A deeper focus on consistent service, rather than profit, has made credit unions stand out as premier lenders that dealerships can count on, John Carrington, senior vice president of sales for CU Direct, told the Center for Auto Finance Excellence.
Smaller in size, member-based, and under less regulatory scrutiny compared with “big banks,” credit unions are leveraging their ability to create strong relationships with dealers to make auto loans the “bread and butter,” of its core business, Carrington said.
The relationship between dealers and credit unions only started to “take-off” after the Great Recession, Ben Wire, indirect lending manager of Forum Credit Union, told Auto Finance Excellence. Following the economic downturn, larger banks started to pull back from auto lending, and the dealers finally turned to credit unions — as the institutions were not as impacted by the recession.
Additionally, captives retracted due to the “turmoil” faced after the recession. “GMAC went away and was recreated as GM Financial, Ally Financial took over part of that, Chrysler and Ford had problems, so the captives got beat up in the late 2000’s after the recession, and they cut back,” Carrington said.
However, those large lending institutions eventually roared back after the recession and credit unions had to further adapt. Technology has helped credit unions become better at indirect lending with dealers over the years. Also, since credit unions are smaller in size and are “local by nature,” they have the ability to “focus on local relationships and local ties with dealerships,” Carrington said.
With interest rate factors serving in the favor of credit unions, these lenders identified the following keys to capturing local dealer business and ensuring a positive membership experience.
Keep It Local
Dealers recognize that credit unions tend to have “very loyal members,” Sonya McDonald, executive vice president and chief lending officer for Randolph-Brooks Federal Credit Union, told Auto Finance Excellence. “We have developed that trust over many years and dealers are developing relationships with credit unions to enhance their customer experience.”

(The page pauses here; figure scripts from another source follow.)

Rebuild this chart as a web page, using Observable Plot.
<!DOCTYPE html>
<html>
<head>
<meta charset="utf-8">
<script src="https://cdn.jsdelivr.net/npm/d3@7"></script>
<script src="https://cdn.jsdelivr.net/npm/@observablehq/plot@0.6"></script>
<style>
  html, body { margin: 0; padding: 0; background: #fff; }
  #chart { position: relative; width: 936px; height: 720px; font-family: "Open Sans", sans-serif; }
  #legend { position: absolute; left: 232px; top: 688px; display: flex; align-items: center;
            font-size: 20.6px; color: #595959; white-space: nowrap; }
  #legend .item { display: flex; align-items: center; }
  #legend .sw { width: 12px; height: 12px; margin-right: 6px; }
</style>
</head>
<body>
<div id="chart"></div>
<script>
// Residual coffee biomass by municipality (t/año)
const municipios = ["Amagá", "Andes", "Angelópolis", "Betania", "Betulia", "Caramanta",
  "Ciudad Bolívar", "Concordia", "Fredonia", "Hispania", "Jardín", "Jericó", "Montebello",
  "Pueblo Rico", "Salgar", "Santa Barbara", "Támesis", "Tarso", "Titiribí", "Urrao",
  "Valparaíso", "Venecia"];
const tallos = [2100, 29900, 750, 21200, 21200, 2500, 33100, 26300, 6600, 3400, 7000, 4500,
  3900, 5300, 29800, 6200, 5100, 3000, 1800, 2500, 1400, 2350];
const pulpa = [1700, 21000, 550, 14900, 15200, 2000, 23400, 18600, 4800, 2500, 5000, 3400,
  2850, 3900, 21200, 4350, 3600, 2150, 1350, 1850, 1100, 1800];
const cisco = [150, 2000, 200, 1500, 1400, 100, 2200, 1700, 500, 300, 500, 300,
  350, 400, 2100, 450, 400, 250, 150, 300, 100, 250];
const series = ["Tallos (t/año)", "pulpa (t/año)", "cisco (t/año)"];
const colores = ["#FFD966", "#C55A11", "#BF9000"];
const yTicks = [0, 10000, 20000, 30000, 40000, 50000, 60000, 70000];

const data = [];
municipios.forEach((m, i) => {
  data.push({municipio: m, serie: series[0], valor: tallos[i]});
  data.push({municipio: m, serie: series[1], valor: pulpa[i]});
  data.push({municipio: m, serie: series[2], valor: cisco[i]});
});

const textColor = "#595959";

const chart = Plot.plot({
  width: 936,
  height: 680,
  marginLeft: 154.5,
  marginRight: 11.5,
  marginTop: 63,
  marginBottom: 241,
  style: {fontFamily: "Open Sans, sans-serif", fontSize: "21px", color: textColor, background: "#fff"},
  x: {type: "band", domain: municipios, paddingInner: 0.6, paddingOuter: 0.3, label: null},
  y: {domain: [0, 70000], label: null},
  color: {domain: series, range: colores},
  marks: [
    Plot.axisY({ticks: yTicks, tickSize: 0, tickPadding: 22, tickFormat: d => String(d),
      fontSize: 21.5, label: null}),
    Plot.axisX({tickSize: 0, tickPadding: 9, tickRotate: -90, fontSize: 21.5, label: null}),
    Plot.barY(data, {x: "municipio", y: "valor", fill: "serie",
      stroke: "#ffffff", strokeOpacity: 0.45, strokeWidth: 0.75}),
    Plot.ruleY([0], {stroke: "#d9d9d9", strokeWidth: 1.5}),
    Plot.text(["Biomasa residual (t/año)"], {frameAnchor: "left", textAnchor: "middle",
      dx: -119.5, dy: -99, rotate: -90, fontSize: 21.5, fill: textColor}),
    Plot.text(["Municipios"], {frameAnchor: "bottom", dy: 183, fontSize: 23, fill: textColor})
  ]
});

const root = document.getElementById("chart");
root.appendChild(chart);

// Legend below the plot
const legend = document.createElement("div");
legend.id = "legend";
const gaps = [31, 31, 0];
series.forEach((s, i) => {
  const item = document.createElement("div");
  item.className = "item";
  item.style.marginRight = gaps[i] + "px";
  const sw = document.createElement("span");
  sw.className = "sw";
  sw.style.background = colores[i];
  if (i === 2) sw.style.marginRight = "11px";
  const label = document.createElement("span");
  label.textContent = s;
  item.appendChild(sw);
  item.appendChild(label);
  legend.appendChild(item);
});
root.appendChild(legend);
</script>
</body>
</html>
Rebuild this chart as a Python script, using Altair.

Servicing the membership base is a major key that drives the success of credit unions — to ensure these relationships are successful, it is vital for credit unions to hire representatives to visit the dealerships.
“That communication and presence at the dealership is the most important thing for the success of our program,” Wire said. Currently working with around 160 dealerships, Forum Credit Union gets a representative to visit the dealers at least once a week and at minimum once a month, Wire said.
Provide Fast and Consistent Service
Because Credit unions are non-profit, they have the benefit of not being as impacted by interest rate sensitivity compared with banks, which helps credit unions provide “competitive yet consistent” lending programs, Carrington said.
Most all credit unions are lending in the prime and super prime credit tiers, so “Dealers need to know what to expect,” he added. “They don’t want to waste their time sending out applications.”
It makes sense for dealers to work with credit unions to get “the best rate for their customers,” McDonald said. Credit unions have traditionally held better rates than its competitors — even in a rising interest environment like we are currently in.
Additionally, faster funding is another factor that can strengthen the dealership-credit union relationship. Cash flow is the number one goal at the dealership, and if a credit union can fund same day, next day, or within 48 hours after receiving a loan package, “that’s excellent service,” Carrington said.
Establish a Mutual Relationship
Overall, the relationship has to benefit both the credit union and the dealer. “Most importantly, it needs to be a great member experience,” McDonald advises. “Make sure both sides are working in your members’ best interest,” she added.
To further develop the mutual dealer-credit union relationship, it is vital to remain “engaged” with the dealers, which ties back to the importance of having credit union representatives “show their face” to the dealers they serve, Carrington said. “Credit unions need to embrace the value and service that relationships can provide.”